St. Louis International Film Festival
November 13-23, 2003
Films from China and Hong Kong

For Tickets

PTU

Friday, Nov. 14, 9:30 p.m., Hi-Pointe Theatre 
Directed by Johnny To, Hong Kong, 2002, 85 min. 

Wicked humor fuels the propulsive energy of this full throttle thriller that takes us to the dark netherworlds of a derelict harbor area of Hong Kong. The title refers to the specially trained Police Tactical Unit, one of several law enforcement groups assigned to control the gang members, criminals and thugs that populate this crime-ridden part of the city. A rough and slightly corrupted detective loses his handgun after being mugged and is desperate to get it back before his superiors find out. This loss is the catalyst for an explosive series of interconnected events involving the regular police, the PTU and the white-collar Criminal Investigation department. Ethical codes of honor come into question for the crooks and cops alike as they race towards the virtuoso final act. A refined mixture of playfulness and much darker themes pervade the noirish labyrinth of the plot of this high octane drama.

Director To will attend.

This film is sponsored by the Visiting East Asian Professionals program of Washington University. 



For Tickets




Chinese Odyssey 2002 (Tian xia wu shuang) 

Tuesday, Nov. 18, 7 p.m., HiPointe
Wednesday, Nov. 19, 9:30 p.m., HiPointe
For Tickets

Directed by Jeffrey Lau, Hong Kong, 2002, 105 min. 

In Ming Dynasty China, two pairs of siblings are destined for each other. But fate throws countless obstacles in the path of their happiness. One pair is high-born, the young Emperor and his sister, confined to the Imperial Palace and very much under the thumb of their mother, the Empress. The other pair is decidedly lowborn, a wanderer and his sister who runs a restaurant. After they meet numerous complications and misunderstandings ensue: genders and roles are reversed, class differences prove hard to negotiate, and identities and egos block the promptings of desire. 



For Tickets


Balzac and the Little Chinese Seamstress

Saturday, Nov. 22, 4:30 p.m., HP
Sunday, Nov 23, 3:30 p.m., HP
For Tickets

China/France, 2002, 110 min.
Director: Sijie Dai
Producer: Lise Fayolle

Screenwriter: Sijie Dai, Nadine Perront, based on Dai's autobiographical novel

Main Cast: Ziiou Xun, Chen Kun, Liu Ye, Wang Shuangbao, Chung Zhijun, Wang Hongwei

Language: Chinese

Based on a best-selling French novel written by the director, the film is a visually lush vision of life in a remote Chinese mountain village in the early 1970's. In the lingering grip of the cultural revolution, two university students wrongly deemed as reactionary intellectuals are sent to
the village as part of their reeducation duty to the state.

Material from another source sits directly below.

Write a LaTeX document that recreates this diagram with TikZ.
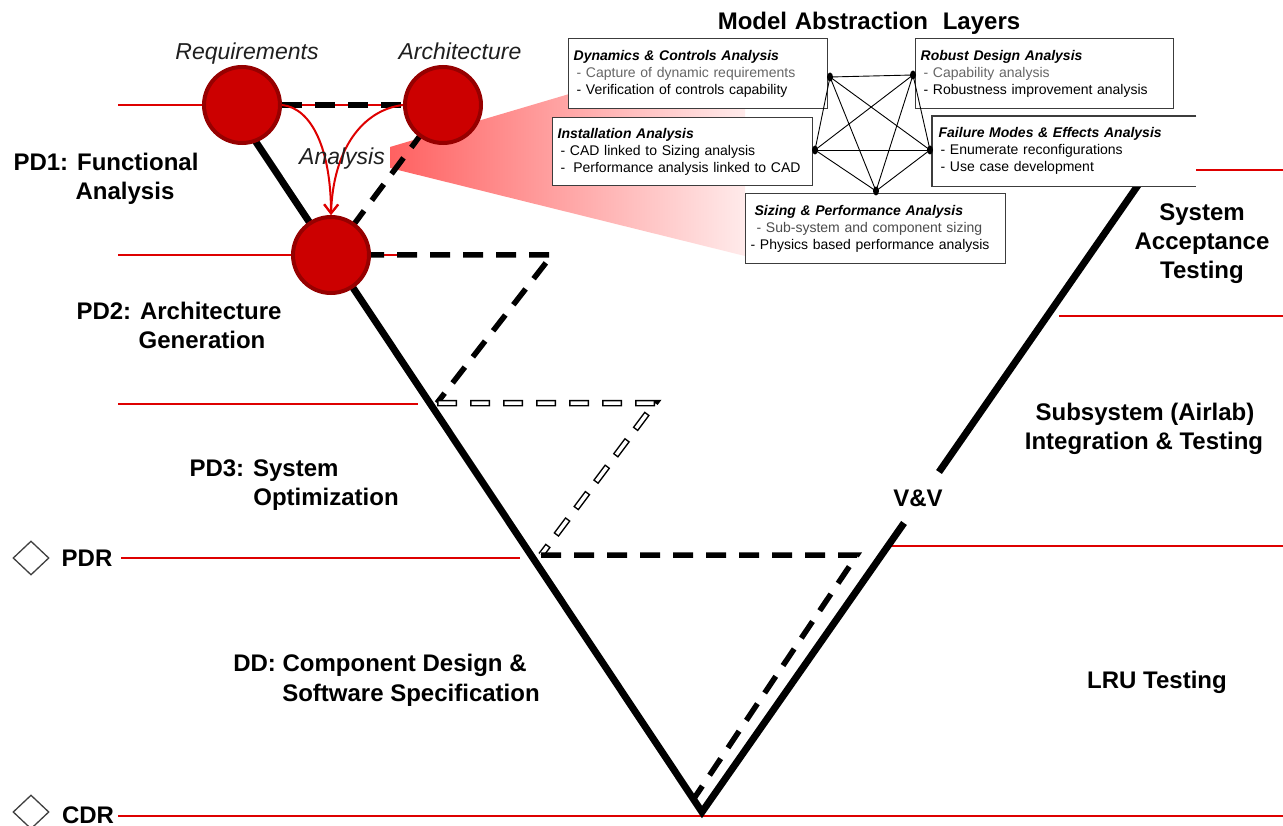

Their cruel sentence to haul human waste for fertilizer is designed to purge them of their classical, western-oriented education. Always on the lookout for any deviation from Maoist doctrine, the village chief keeps a stern and watchful
eye on the two students. When the boys discover a hidden cache of forbidden books, they read exotic stories to the beautiful granddaughter of the local tailor in order to woo her. The power of literature unlocks and awakens in each of them the ability to change their own world in truly revolutionary ways.

This film is an Interfaith Award competition feature finalist.